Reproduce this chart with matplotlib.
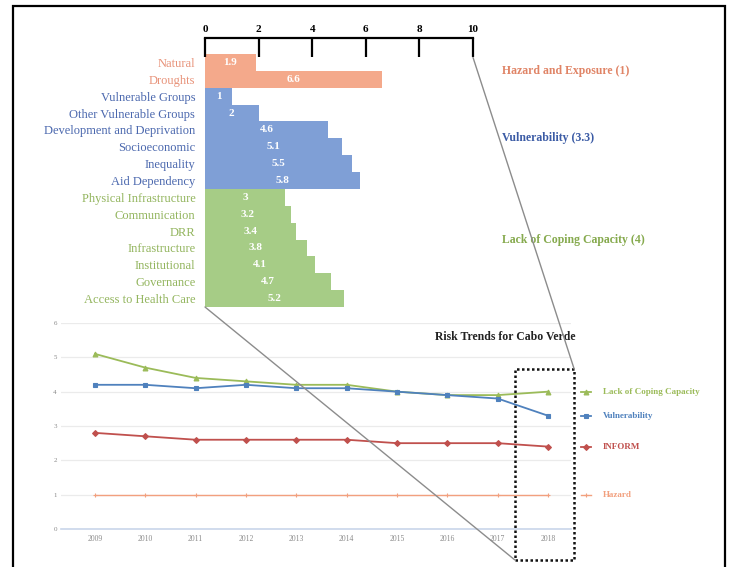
import matplotlib
matplotlib.use("Agg")
import matplotlib.pyplot as plt
from matplotlib.patches import Rectangle, ConnectionPatch
import numpy as np

plt.rcParams['font.family'] = ['Liberation Serif', 'DejaVu Serif']

# ---------------- data ----------------
categories = ["Natural", "Droughts",
              "Vulnerable Groups", "Other Vulnerable Groups", "Development and Deprivation",
              "Socioeconomic", "Inequality", "Aid Dependency",
              "Physical Infrastructure", "Communication", "DRR", "Infrastructure",
              "Institutional", "Governance", "Access to Health Care"]
values = [1.9, 6.6, 1, 2, 4.6, 5.1, 5.5, 5.8, 3, 3.2, 3.4, 3.8, 4.1, 4.7, 5.2]
groups = ["H", "H", "V", "V", "V", "V", "V", "V", "C", "C", "C", "C", "C", "C", "C"]
group_titles = {"H": "Hazard and Exposure (1)", "V": "Vulnerability (3.3)",
                "C": "Lack of Coping Capacity (4)"}
bar_ticks = [0, 2, 4, 6, 8, 10]

years = [2009, 2010, 2011, 2012, 2013, 2014, 2015, 2016, 2017, 2018]
coping = [5.1, 4.7, 4.4, 4.3, 4.2, 4.2, 4.0, 3.9, 3.9, 4.0]
vulnerability = [4.2, 4.2, 4.1, 4.2, 4.1, 4.1, 4.0, 3.9, 3.8, 3.3]
inform = [2.8, 2.7, 2.6, 2.6, 2.6, 2.6, 2.5, 2.5, 2.5, 2.4]
hazard = [1, 1, 1, 1, 1, 1, 1, 1, 1, 1]
line_yticks = [0, 1, 2, 3, 4, 5, 6]

# ---------------- styles ----------------
bar_col = {"H": "#F4A98B", "V": "#7F9FD6", "C": "#A6CC86"}
lab_col = {"H": "#E8937A", "V": "#4B68AE", "C": "#93B55E"}
title_col = {"H": "#E08466", "V": "#3B5BA5", "C": "#86AA4E"}

W, H = 729, 567
fig = plt.figure(figsize=(W / 100, H / 100), dpi=100)

def fx(px):
    return px / W

def fy(py):
    return 1 - py / H

# ---------------- bar chart ----------------
axb = fig.add_axes([fx(205), fy(307), fx(473) - fx(205), fy(38) - fy(307)])
ypos = np.arange(len(categories))
axb.barh(ypos, values, height=1.0, color=[bar_col[g] for g in groups],
         edgecolor='none', align='center')
for y, v in zip(ypos, values):
    axb.text(v / 2, y, f"{v:g}", color='white', ha='center', va='center',
             fontsize=8, fontweight='bold')
axb.set_xlim(0, 10)
axb.set_ylim(14.5, -1.45)
for s in ['left', 'right', 'bottom']:
    axb.spines[s].set_visible(False)
axb.spines['top'].set_linewidth(1.6)
axb.xaxis.set_ticks_position('top')
axb.set_xticks(bar_ticks)
axb.set_xticklabels([str(t) for t in bar_ticks], fontsize=8, fontweight='bold')
axb.tick_params(axis='x', direction='in', length=13.5, width=1.6, pad=3)
axb.set_yticks(ypos)
axb.set_yticklabels(categories, fontsize=9)
axb.tick_params(axis='y', length=0, pad=7)
for lbl, g in zip(axb.get_yticklabels(), groups):
    lbl.set_color(lab_col[g])
axb.patch.set_alpha(0)

# group titles
for g in ["H", "V", "C"]:
    idx = [i for i, gg in enumerate(groups) if gg == g]
    ymid = (idx[0] + idx[-1]) / 2
    if g == "C":
        ymid -= 0.5
    axb.text(11.1, ymid, group_titles[g], color=title_col[g], fontsize=8.5,
             fontweight='bold', ha='left', va='center', clip_on=False)

# ---------------- line chart ----------------
axl = fig.add_axes([fx(61), fy(529), fx(571) - fx(61), fy(323) - fy(529)])
x0 = 2009 - (95 - 61) / 50.33
x1 = 2018 + (571 - 548) / 50.33
axl.set_xlim(x0, x1)
axl.set_ylim(0, 6)
axl.set_yticks(line_yticks)
axl.set_yticklabels([str(t) for t in line_yticks], fontsize=5, color='#888888')
axl.set_xticks(years)
axl.set_xticklabels([str(y) for y in years], fontsize=5.5, color='#8a8a8a')
axl.tick_params(axis='both', length=0)
axl.tick_params(axis='y', pad=3)
axl.tick_params(axis='x', pad=4)
for s in ['left', 'right', 'top']:
    axl.spines[s].set_visible(False)
axl.spines['bottom'].set_color('#C9D6EA')
axl.spines['bottom'].set_linewidth(1.2)
axl.yaxis.grid(True, color='#EBEBEB', linewidth=0.9)
axl.set_axisbelow(True)
axl.patch.set_alpha(0)

series = [
    ("Lack of Coping Capacity", coping, "#9BBB59", '^', 3.5),
    ("Vulnerability", vulnerability, "#4F81BD", 's', 3.5),
    ("INFORM", inform, "#C0504D", 'D', 3),
    ("Hazard", hazard, "#F2A07E", '+', 3.5),
]
lx = 2018.76
tx = 2019.09
for name, vals, col, mk, ms in series:
    lw = 1.3 if name != "Hazard" else 1.0
    axl.plot(years, vals, color=col, lw=lw, marker=mk, markersize=ms,
             markeredgewidth=0.8)
    axl.plot([lx - 0.1, lx + 0.1], [vals[-1], vals[-1]], color=col, lw=lw,
             clip_on=False)
    axl.plot([lx], [vals[-1]], color=col, marker=mk, markersize=ms,
             markeredgewidth=0.8, clip_on=False)
    axl.text(tx, vals[-1], name, color=col, fontsize=6.5, fontweight='bold',
             ha='left', va='center', clip_on=False)

axl.text(2017.15, 5.59, "Risk Trends for Cabo Verde", fontsize=8.5,
         fontweight='bold', ha='center', va='center', color='#222222')

# dotted highlight box around latest year
bx0, bx1 = years[-1] - 0.66, years[-1] + 0.52
by0, by1 = -0.9, 4.66
axl.add_patch(Rectangle((bx0, by0), bx1 - bx0, by1 - by0, fill=False,
                        linestyle=(0, (1, 1)), linewidth=1.8, edgecolor='#111111',
                        clip_on=False))

# connectors (zoom lines)
c1 = ConnectionPatch(xyA=(0, 14.5), coordsA=axb.transData,
                     xyB=(bx0, by0), coordsB=axl.transData,
                     color='#8c8c8c', lw=1.0)
c2 = ConnectionPatch(xyA=(10, -0.3), coordsA=axb.transData,
                     xyB=(bx1, by1), coordsB=axl.transData,
                     color='#8c8c8c', lw=1.0)
fig.add_artist(c1)
fig.add_artist(c2)

# outer frame
fig.add_artist(Rectangle((fx(13), fy(575)), fx(725) - fx(13), fy(6) - fy(575),
                         transform=fig.transFigure, fill=False, edgecolor='black',
                         linewidth=1.6, clip_on=False))

fig.savefig("out.png", dpi=100)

..............................

• [What is asked]: Reproduce the data above word for word from its first line through the line that holds "bar_ticks = [0, 2, 4, 6, 8, 10]", both ends included; skip pictures.

• [Complete answer]:
Reproduce this chart with matplotlib.
import matplotlib
matplotlib.use("Agg")
import matplotlib.pyplot as plt
from matplotlib.patches import Rectangle, ConnectionPatch
import numpy as np

plt.rcParams['font.family'] = ['Liberation Serif', 'DejaVu Serif']

# ---------------- data ----------------
categories = ["Natural", "Droughts",
              "Vulnerable Groups", "Other Vulnerable Groups", "Development and Deprivation",
              "Socioeconomic", "Inequality", "Aid Dependency",
              "Physical Infrastructure", "Communication", "DRR", "Infrastructure",
              "Institutional", "Governance", "Access to Health Care"]
values = [1.9, 6.6, 1, 2, 4.6, 5.1, 5.5, 5.8, 3, 3.2, 3.4, 3.8, 4.1, 4.7, 5.2]
groups = ["H", "H", "V", "V", "V", "V", "V", "V", "C", "C", "C", "C", "C", "C", "C"]
group_titles = {"H": "Hazard and Exposure (1)", "V": "Vulnerability (3.3)",
                "C": "Lack of Coping Capacity (4)"}
bar_ticks = [0, 2, 4, 6, 8, 10]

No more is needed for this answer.